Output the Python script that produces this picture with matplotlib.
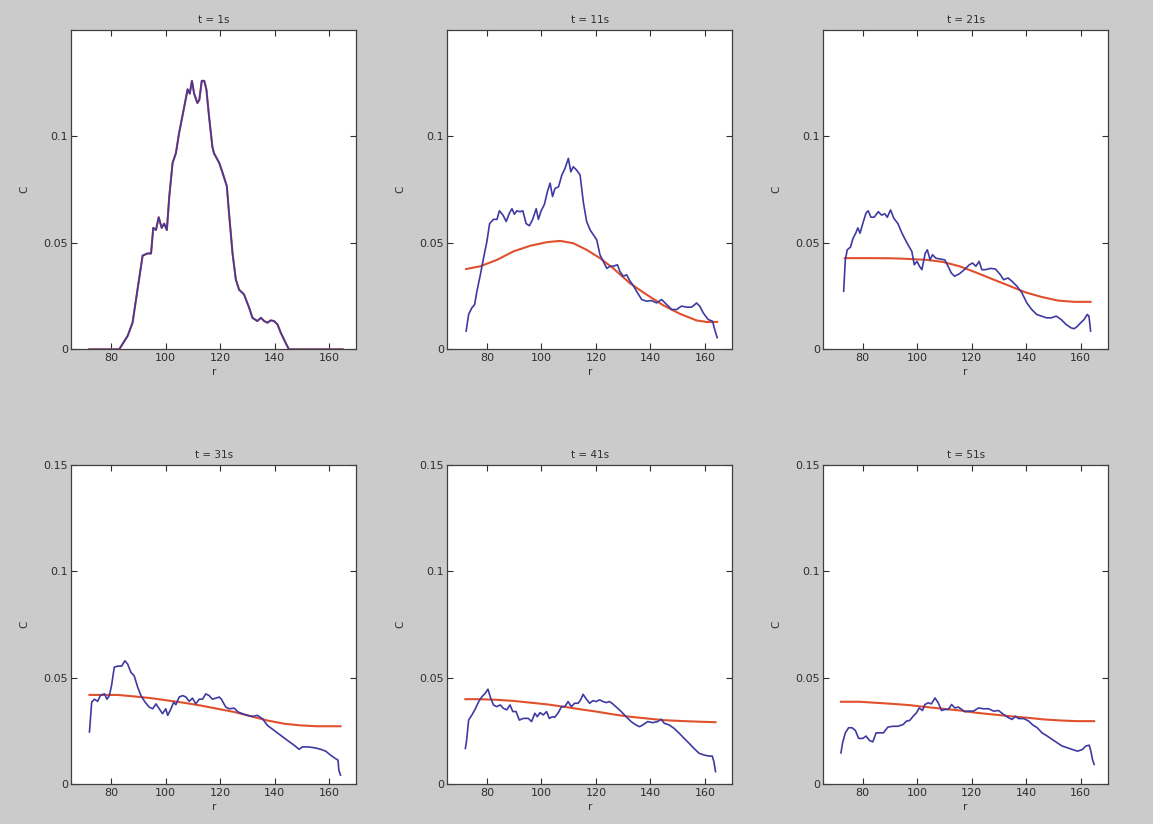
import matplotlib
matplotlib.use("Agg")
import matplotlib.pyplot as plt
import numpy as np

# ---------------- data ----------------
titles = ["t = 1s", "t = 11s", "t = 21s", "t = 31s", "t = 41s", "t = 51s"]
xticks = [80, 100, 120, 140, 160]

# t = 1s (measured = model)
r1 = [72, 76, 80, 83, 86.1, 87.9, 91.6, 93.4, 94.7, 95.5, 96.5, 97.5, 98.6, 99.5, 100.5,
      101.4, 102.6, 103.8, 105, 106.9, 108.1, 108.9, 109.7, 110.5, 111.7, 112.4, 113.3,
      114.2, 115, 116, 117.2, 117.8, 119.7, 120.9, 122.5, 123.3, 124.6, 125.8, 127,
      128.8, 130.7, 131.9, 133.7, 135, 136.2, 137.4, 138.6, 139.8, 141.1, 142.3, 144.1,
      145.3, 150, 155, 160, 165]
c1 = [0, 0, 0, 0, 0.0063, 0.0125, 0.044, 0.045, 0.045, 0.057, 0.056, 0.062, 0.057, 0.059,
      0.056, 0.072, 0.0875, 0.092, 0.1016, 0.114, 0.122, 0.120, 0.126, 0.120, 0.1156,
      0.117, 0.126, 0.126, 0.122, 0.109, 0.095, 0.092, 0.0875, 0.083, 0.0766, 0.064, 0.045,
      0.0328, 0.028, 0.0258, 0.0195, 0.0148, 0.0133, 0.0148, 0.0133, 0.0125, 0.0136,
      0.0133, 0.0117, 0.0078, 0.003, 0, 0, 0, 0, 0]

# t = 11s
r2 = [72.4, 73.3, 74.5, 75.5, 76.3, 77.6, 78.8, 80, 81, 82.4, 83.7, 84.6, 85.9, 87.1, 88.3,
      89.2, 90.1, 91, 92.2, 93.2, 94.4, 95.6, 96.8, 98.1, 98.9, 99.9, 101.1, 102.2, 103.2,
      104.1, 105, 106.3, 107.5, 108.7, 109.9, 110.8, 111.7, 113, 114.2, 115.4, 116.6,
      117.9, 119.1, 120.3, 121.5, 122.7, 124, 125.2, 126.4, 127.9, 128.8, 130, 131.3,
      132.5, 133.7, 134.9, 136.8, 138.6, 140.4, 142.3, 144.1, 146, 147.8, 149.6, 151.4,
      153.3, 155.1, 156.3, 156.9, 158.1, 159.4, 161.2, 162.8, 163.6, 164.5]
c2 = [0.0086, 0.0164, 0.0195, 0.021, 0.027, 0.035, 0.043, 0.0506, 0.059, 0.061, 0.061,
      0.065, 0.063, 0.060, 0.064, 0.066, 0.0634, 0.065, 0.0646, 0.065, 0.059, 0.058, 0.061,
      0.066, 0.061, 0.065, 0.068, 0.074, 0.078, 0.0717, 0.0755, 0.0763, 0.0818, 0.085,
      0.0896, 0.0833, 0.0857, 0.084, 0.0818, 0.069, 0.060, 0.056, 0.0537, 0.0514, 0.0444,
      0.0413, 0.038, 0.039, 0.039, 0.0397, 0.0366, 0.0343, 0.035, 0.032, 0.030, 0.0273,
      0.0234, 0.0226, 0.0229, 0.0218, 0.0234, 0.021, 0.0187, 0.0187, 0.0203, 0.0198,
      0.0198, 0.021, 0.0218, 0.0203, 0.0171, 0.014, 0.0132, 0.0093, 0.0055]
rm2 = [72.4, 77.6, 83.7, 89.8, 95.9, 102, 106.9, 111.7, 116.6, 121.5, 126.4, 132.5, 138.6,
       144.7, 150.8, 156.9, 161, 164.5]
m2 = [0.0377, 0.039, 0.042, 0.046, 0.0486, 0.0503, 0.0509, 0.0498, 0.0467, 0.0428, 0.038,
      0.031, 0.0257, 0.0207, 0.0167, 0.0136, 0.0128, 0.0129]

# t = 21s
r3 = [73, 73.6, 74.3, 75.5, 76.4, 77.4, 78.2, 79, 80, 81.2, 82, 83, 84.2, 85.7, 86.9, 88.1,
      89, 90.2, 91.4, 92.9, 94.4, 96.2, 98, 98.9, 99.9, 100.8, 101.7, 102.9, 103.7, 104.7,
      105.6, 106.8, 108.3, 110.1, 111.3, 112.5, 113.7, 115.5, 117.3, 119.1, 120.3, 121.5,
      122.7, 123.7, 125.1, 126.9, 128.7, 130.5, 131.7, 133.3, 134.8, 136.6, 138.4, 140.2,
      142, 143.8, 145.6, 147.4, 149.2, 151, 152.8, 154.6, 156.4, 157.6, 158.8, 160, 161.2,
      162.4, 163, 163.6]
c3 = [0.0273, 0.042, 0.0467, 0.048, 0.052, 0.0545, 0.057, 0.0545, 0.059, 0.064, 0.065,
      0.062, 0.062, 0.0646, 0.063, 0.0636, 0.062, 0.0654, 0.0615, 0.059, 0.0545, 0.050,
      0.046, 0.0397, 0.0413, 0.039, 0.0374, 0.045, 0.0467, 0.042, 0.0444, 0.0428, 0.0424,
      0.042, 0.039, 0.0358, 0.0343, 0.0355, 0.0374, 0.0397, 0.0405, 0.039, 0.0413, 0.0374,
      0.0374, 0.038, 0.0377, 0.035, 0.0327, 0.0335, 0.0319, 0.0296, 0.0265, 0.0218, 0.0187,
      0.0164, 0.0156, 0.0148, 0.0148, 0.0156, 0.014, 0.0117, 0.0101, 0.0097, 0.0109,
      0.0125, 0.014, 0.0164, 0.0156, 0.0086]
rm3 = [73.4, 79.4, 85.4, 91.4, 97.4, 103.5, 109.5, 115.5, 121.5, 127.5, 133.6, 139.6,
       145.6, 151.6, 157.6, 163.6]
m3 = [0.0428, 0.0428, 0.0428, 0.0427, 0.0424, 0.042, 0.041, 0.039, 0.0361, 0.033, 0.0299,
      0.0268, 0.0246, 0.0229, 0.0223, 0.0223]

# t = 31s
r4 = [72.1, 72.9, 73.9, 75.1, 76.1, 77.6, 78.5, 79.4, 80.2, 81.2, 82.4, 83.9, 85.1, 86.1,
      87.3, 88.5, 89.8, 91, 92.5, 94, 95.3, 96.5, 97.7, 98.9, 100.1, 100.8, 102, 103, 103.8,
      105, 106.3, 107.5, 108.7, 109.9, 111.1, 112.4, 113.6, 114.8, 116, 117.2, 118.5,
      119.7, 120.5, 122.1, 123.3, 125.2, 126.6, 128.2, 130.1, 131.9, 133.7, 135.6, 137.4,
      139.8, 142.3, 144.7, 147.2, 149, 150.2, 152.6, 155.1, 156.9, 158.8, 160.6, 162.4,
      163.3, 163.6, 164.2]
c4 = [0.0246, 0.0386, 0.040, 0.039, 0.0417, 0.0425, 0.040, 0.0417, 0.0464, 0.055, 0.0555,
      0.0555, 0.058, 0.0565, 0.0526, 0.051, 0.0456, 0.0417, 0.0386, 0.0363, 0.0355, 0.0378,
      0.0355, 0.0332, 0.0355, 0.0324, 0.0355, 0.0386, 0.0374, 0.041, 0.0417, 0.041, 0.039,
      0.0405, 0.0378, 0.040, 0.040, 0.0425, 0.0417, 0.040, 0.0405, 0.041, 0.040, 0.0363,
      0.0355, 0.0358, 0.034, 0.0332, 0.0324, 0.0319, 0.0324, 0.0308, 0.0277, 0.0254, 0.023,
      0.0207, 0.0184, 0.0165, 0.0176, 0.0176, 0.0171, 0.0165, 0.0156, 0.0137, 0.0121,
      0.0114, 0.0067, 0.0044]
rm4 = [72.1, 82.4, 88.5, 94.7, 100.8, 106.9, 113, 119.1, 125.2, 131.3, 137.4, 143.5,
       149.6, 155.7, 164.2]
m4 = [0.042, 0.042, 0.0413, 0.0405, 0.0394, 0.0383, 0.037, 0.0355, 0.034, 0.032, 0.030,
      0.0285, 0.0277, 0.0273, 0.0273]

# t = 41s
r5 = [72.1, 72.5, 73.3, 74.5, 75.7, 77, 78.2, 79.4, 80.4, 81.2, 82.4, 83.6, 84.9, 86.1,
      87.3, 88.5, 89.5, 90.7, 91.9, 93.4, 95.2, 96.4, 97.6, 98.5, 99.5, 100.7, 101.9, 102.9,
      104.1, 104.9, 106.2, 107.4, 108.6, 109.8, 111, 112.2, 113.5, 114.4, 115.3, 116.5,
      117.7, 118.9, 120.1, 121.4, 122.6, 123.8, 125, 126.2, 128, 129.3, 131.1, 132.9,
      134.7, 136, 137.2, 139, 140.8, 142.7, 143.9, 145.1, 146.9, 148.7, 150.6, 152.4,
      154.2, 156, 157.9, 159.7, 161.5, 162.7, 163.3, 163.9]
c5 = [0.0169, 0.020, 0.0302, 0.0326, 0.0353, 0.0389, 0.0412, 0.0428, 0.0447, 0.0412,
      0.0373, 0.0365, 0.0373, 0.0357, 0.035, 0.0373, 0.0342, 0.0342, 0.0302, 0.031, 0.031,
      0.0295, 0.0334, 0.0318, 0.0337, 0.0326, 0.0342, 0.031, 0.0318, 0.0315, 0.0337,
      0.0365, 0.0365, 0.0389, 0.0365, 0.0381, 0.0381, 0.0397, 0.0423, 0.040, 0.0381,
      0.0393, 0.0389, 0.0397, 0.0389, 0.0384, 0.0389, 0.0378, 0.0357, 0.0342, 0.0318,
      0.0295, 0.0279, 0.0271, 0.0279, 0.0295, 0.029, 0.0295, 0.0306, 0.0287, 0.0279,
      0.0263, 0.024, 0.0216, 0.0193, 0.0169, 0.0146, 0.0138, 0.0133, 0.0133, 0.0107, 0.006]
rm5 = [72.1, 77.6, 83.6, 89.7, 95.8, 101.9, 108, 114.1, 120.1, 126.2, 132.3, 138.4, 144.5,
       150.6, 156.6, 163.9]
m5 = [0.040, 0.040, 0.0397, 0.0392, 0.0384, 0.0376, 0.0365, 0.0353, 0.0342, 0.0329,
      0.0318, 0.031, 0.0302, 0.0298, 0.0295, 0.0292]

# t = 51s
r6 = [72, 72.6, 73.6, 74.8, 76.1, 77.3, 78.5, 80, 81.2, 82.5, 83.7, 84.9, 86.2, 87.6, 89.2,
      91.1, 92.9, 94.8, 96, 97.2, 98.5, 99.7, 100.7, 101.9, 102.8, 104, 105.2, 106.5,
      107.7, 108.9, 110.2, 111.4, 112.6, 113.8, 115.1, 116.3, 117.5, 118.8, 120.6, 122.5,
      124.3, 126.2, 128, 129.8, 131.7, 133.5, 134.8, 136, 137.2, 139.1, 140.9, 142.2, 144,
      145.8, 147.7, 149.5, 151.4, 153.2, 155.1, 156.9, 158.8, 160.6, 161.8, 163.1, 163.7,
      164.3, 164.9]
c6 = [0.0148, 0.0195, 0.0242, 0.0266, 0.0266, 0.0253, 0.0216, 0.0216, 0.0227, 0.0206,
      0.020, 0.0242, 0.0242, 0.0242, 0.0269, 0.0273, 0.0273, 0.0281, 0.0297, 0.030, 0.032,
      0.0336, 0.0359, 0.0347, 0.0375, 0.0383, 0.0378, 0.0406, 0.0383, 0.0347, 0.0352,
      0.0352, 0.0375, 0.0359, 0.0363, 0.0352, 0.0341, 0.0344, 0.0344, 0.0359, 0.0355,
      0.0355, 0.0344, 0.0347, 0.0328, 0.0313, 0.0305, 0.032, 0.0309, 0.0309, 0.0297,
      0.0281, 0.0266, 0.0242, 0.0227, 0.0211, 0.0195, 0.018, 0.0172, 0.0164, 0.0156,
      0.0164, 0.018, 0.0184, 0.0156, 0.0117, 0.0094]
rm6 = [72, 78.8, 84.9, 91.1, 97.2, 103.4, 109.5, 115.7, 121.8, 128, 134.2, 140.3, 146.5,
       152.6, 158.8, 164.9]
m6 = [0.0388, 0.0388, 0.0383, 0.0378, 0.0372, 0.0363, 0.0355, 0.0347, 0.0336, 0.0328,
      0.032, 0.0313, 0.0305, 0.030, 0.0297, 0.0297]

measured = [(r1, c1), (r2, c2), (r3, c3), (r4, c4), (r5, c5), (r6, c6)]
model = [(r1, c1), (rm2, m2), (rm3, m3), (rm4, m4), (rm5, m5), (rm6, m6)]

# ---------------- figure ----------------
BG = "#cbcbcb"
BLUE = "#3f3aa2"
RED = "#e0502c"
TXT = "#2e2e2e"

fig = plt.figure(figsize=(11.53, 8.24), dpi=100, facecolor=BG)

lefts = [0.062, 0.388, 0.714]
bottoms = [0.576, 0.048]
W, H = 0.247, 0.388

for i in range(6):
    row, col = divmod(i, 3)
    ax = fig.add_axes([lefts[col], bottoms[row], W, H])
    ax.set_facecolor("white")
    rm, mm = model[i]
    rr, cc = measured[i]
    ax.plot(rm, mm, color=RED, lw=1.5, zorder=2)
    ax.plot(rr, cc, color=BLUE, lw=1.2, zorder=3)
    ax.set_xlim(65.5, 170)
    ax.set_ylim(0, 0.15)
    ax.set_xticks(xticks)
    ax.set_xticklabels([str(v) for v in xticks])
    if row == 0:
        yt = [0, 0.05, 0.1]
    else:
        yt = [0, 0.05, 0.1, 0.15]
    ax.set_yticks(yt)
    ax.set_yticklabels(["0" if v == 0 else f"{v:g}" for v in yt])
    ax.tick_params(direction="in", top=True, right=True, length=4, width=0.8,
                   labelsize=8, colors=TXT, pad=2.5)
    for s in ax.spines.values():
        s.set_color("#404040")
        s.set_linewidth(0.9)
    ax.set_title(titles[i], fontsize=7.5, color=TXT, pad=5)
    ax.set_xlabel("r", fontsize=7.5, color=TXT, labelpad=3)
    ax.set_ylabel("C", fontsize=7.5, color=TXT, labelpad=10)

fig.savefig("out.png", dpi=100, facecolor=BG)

######

§ **Work required**: Write out an exact copy of the listing, first line through the line containing "xticks = [80, 100, 120, 140, 160]", with the pictures left out.

§ **Solved exercise**:
Output the Python script that produces this picture with matplotlib.
import matplotlib
matplotlib.use("Agg")
import matplotlib.pyplot as plt
import numpy as np

# ---------------- data ----------------
titles = ["t = 1s", "t = 11s", "t = 21s", "t = 31s", "t = 41s", "t = 51s"]
xticks = [80, 100, 120, 140, 160]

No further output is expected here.